■ Set task
What follows is a set of entries. Give them again exactly, without the pictures.

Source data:
+++

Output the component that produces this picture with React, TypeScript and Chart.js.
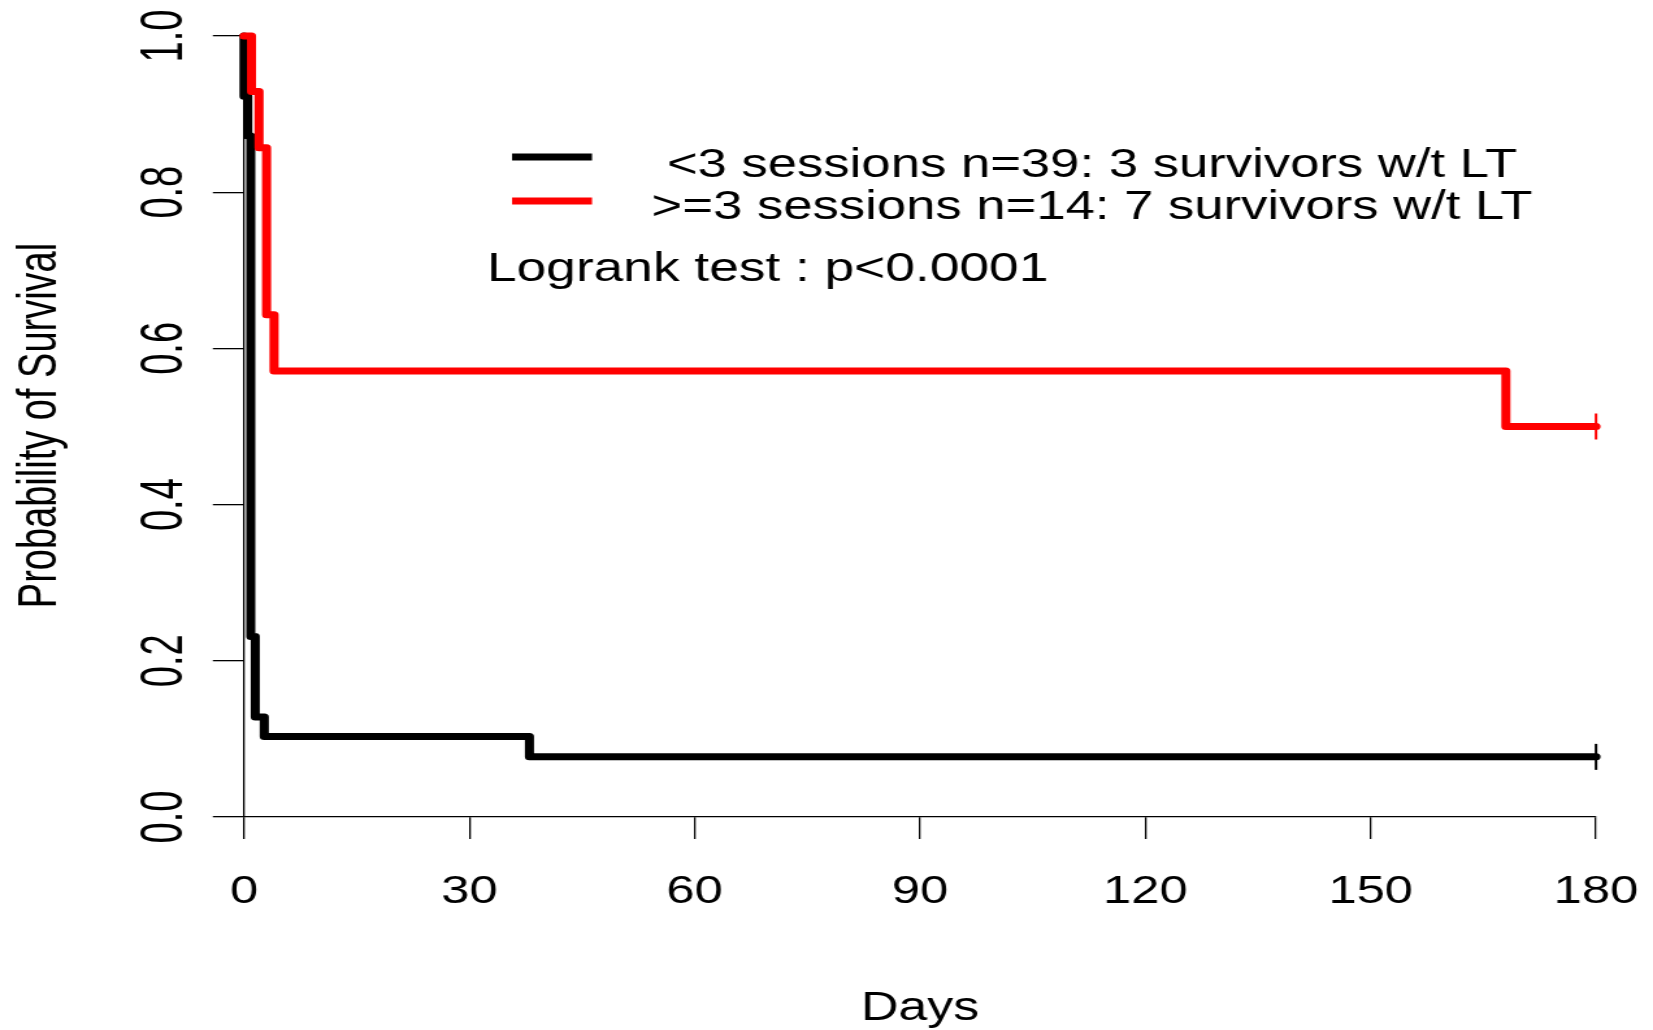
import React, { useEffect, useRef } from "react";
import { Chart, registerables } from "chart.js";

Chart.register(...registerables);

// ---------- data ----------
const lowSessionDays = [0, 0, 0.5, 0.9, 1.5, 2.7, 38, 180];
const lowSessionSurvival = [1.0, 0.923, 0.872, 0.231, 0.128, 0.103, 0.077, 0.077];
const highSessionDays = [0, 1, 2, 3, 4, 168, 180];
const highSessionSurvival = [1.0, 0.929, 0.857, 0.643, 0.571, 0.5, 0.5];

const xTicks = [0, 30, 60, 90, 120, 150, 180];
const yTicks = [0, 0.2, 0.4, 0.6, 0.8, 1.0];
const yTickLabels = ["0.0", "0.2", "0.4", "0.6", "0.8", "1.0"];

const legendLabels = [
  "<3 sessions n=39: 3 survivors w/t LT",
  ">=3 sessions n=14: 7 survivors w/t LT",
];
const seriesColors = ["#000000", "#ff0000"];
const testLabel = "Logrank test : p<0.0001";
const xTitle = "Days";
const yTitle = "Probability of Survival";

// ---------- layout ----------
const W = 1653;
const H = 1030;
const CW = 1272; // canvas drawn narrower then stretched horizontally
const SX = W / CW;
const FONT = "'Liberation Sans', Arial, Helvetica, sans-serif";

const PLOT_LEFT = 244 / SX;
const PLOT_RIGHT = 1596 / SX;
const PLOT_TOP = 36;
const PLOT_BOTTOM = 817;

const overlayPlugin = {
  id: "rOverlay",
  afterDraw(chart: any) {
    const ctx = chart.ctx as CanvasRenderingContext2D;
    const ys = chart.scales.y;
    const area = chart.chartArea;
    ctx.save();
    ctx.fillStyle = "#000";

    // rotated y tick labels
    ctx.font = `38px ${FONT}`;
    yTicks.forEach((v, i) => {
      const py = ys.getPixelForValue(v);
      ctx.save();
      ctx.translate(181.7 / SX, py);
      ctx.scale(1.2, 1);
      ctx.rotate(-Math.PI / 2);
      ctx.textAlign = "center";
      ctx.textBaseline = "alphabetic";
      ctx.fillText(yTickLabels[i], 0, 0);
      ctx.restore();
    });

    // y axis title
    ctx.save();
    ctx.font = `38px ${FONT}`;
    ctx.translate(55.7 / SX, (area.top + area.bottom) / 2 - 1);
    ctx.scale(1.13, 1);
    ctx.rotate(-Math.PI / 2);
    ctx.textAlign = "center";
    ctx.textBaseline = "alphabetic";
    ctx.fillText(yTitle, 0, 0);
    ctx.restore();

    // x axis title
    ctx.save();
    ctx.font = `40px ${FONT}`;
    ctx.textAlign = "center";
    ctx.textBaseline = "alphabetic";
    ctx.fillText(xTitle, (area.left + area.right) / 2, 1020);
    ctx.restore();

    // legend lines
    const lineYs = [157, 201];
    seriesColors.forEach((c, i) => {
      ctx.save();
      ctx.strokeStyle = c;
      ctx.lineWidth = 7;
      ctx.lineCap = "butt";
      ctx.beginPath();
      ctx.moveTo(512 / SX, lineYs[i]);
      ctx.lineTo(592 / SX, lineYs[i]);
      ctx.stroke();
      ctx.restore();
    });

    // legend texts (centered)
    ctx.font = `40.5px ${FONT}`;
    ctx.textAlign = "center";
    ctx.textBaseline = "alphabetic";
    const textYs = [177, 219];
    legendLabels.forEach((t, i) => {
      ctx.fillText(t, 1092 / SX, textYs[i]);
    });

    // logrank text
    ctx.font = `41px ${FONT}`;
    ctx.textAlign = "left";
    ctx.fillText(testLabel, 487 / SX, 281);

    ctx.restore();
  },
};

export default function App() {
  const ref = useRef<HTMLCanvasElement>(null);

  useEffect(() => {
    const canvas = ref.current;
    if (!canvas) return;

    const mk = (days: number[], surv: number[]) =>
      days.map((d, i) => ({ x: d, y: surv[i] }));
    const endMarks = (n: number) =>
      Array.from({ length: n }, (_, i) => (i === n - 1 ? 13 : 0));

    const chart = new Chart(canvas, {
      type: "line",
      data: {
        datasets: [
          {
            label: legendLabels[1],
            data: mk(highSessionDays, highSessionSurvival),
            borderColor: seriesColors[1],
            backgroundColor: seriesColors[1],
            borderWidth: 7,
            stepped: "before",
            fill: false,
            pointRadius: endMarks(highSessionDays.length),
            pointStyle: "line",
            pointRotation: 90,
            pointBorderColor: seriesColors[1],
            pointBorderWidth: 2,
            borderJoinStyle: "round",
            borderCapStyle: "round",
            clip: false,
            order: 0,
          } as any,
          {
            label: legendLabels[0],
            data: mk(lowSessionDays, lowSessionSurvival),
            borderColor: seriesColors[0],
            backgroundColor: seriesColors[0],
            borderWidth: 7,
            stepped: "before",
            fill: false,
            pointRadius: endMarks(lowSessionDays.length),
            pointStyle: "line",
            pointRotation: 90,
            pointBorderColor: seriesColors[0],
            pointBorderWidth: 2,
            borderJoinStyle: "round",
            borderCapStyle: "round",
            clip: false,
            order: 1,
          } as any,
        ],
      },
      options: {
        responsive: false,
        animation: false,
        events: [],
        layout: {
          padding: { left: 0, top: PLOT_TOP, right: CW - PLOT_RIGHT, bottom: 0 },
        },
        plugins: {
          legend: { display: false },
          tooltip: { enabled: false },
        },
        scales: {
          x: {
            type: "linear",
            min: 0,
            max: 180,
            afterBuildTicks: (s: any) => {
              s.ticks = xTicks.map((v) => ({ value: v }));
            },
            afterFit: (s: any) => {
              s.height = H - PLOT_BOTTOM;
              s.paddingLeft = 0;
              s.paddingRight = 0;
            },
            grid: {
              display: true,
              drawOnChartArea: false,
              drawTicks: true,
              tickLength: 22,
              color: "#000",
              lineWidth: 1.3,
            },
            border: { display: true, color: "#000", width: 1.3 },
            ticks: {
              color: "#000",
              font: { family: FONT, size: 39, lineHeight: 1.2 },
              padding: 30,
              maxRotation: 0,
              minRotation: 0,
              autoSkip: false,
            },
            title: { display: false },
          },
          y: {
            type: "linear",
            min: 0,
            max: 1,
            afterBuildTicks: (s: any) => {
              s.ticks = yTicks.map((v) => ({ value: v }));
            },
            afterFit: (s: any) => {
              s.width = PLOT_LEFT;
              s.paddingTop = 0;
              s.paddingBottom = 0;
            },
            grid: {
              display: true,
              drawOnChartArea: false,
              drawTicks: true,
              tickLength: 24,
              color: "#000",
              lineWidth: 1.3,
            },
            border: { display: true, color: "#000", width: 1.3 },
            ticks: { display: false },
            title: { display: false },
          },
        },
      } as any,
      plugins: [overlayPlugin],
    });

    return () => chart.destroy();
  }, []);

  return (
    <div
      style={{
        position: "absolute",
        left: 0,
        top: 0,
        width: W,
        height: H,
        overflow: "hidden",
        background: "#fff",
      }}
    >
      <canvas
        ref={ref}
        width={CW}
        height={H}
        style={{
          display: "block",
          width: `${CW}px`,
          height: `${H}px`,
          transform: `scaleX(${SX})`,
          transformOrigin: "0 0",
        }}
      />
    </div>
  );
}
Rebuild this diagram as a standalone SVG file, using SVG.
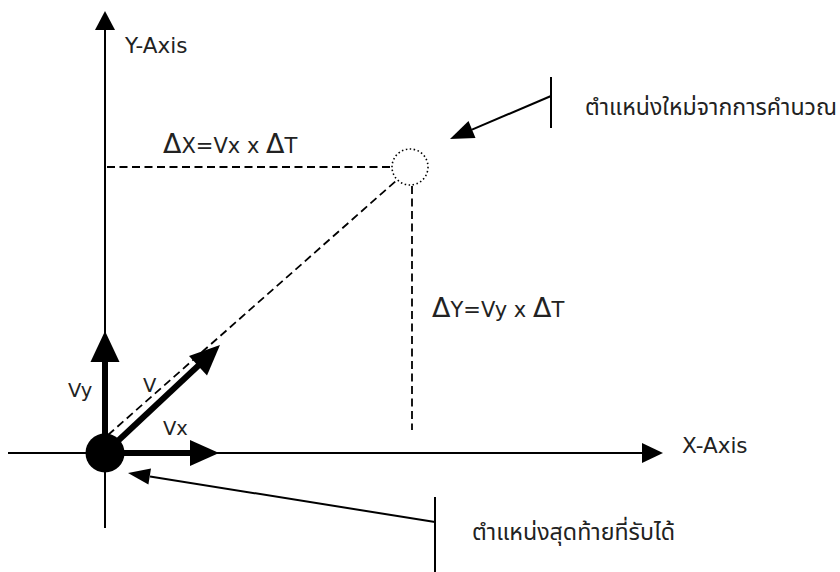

+++

■ Complete output
Output the component that produces this picture with React, TypeScript and Chart.js.
import React, { useEffect, useRef } from "react";
import { Chart, registerables } from "chart.js";

Chart.register(...registerables);

// ---------- data ----------
const lowSessionDays = [0, 0, 0.5, 0.9, 1.5, 2.7, 38, 180];
const lowSessionSurvival = [1.0, 0.923, 0.872, 0.231, 0.128, 0.103, 0.077, 0.077];
const highSessionDays = [0, 1, 2, 3, 4, 168, 180];
const highSessionSurvival = [1.0, 0.929, 0.857, 0.643, 0.571, 0.5, 0.5];

const xTicks = [0, 30, 60, 90, 120, 150, 180];
const yTicks = [0, 0.2, 0.4, 0.6, 0.8, 1.0];
const yTickLabels = ["0.0", "0.2", "0.4", "0.6", "0.8", "1.0"];

const legendLabels = [
  "<3 sessions n=39: 3 survivors w/t LT",
  ">=3 sessions n=14: 7 survivors w/t LT",
];
const seriesColors = ["#000000", "#ff0000"];
const testLabel = "Logrank test : p<0.0001";
const xTitle = "Days";
const yTitle = "Probability of Survival";

// ---------- layout ----------
const W = 1653;
const H = 1030;
const CW = 1272; // canvas drawn narrower then stretched horizontally
const SX = W / CW;
const FONT = "'Liberation Sans', Arial, Helvetica, sans-serif";

const PLOT_LEFT = 244 / SX;
const PLOT_RIGHT = 1596 / SX;
const PLOT_TOP = 36;
const PLOT_BOTTOM = 817;

const overlayPlugin = {
  id: "rOverlay",
  afterDraw(chart: any) {
    const ctx = chart.ctx as CanvasRenderingContext2D;
    const ys = chart.scales.y;
    const area = chart.chartArea;
    ctx.save();
    ctx.fillStyle = "#000";

    // rotated y tick labels
    ctx.font = `38px ${FONT}`;
    yTicks.forEach((v, i) => {
      const py = ys.getPixelForValue(v);
      ctx.save();
      ctx.translate(181.7 / SX, py);
      ctx.scale(1.2, 1);
      ctx.rotate(-Math.PI / 2);
      ctx.textAlign = "center";
      ctx.textBaseline = "alphabetic";
      ctx.fillText(yTickLabels[i], 0, 0);
      ctx.restore();
    });

    // y axis title
    ctx.save();
    ctx.font = `38px ${FONT}`;
    ctx.translate(55.7 / SX, (area.top + area.bottom) / 2 - 1);
    ctx.scale(1.13, 1);
    ctx.rotate(-Math.PI / 2);
    ctx.textAlign = "center";
    ctx.textBaseline = "alphabetic";
    ctx.fillText(yTitle, 0, 0);
    ctx.restore();

    // x axis title
    ctx.save();
    ctx.font = `40px ${FONT}`;
    ctx.textAlign = "center";
    ctx.textBaseline = "alphabetic";
    ctx.fillText(xTitle, (area.left + area.right) / 2, 1020);
    ctx.restore();

    // legend lines
    const lineYs = [157, 201];
    seriesColors.forEach((c, i) => {
      ctx.save();
      ctx.strokeStyle = c;
      ctx.lineWidth = 7;
      ctx.lineCap = "butt";
      ctx.beginPath();
      ctx.moveTo(512 / SX, lineYs[i]);
      ctx.lineTo(592 / SX, lineYs[i]);
      ctx.stroke();
      ctx.restore();
    });

    // legend texts (centered)
    ctx.font = `40.5px ${FONT}`;
    ctx.textAlign = "center";
    ctx.textBaseline = "alphabetic";
    const textYs = [177, 219];
    legendLabels.forEach((t, i) => {
      ctx.fillText(t, 1092 / SX, textYs[i]);
    });

    // logrank text
    ctx.font = `41px ${FONT}`;
    ctx.textAlign = "left";
    ctx.fillText(testLabel, 487 / SX, 281);

    ctx.restore();
  },
};

export default function App() {
  const ref = useRef<HTMLCanvasElement>(null);

  useEffect(() => {
    const canvas = ref.current;
    if (!canvas) return;

    const mk = (days: number[], surv: number[]) =>
      days.map((d, i) => ({ x: d, y: surv[i] }));
    const endMarks = (n: number) =>
      Array.from({ length: n }, (_, i) => (i === n - 1 ? 13 : 0));

    const chart = new Chart(canvas, {
      type: "line",
      data: {
        datasets: [
          {
            label: legendLabels[1],
            data: mk(highSessionDays, highSessionSurvival),
            borderColor: seriesColors[1],
            backgroundColor: seriesColors[1],
            borderWidth: 7,
            stepped: "before",
            fill: false,
            pointRadius: endMarks(highSessionDays.length),
            pointStyle: "line",
            pointRotation: 90,
            pointBorderColor: seriesColors[1],
            pointBorderWidth: 2,
            borderJoinStyle: "round",
            borderCapStyle: "round",
            clip: false,
            order: 0,
          } as any,
          {
            label: legendLabels[0],
            data: mk(lowSessionDays, lowSessionSurvival),
            borderColor: seriesColors[0],
            backgroundColor: seriesColors[0],
            borderWidth: 7,
            stepped: "before",
            fill: false,
            pointRadius: endMarks(lowSessionDays.length),
            pointStyle: "line",
            pointRotation: 90,
            pointBorderColor: seriesColors[0],
            pointBorderWidth: 2,
            borderJoinStyle: "round",
            borderCapStyle: "round",
            clip: false,
            order: 1,
          } as any,
        ],
      },
      options: {
        responsive: false,
        animation: false,
        events: [],
        layout: {
          padding: { left: 0, top: PLOT_TOP, right: CW - PLOT_RIGHT, bottom: 0 },
        },
        plugins: {
          legend: { display: false },
          tooltip: { enabled: false },
        },
        scales: {
          x: {
            type: "linear",
            min: 0,
            max: 180,
            afterBuildTicks: (s: any) => {
              s.ticks = xTicks.map((v) => ({ value: v }));
            },
            afterFit: (s: any) => {
              s.height = H - PLOT_BOTTOM;
              s.paddingLeft = 0;
              s.paddingRight = 0;
            },
            grid: {
              display: true,
              drawOnChartArea: false,
              drawTicks: true,
              tickLength: 22,
              color: "#000",
              lineWidth: 1.3,
            },
            border: { display: true, color: "#000", width: 1.3 },
            ticks: {
              color: "#000",
              font: { family: FONT, size: 39, lineHeight: 1.2 },
              padding: 30,
              maxRotation: 0,
              minRotation: 0,
              autoSkip: false,
            },
            title: { display: false },
          },
          y: {
            type: "linear",
            min: 0,
            max: 1,
            afterBuildTicks: (s: any) => {
              s.ticks = yTicks.map((v) => ({ value: v }));
            },
            afterFit: (s: any) => {
              s.width = PLOT_LEFT;
              s.paddingTop = 0;
              s.paddingBottom = 0;
            },
            grid: {
              display: true,
              drawOnChartArea: false,
              drawTicks: true,
              tickLength: 24,
              color: "#000",
              lineWidth: 1.3,
            },
            border: { display: true, color: "#000", width: 1.3 },
            ticks: { display: false },
            title: { display: false },
          },
        },
      } as any,
      plugins: [overlayPlugin],
    });

    return () => chart.destroy();
  }, []);

  return (
    <div
      style={{
        position: "absolute",
        left: 0,
        top: 0,
        width: W,
        height: H,
        overflow: "hidden",
        background: "#fff",
      }}
    >
      <canvas
        ref={ref}
        width={CW}
        height={H}
        style={{
          display: "block",
          width: `${CW}px`,
          height: `${H}px`,
          transform: `scaleX(${SX})`,
          transformOrigin: "0 0",
        }}
      />
    </div>
  );
}
Rebuild this diagram as a standalone SVG file, using SVG.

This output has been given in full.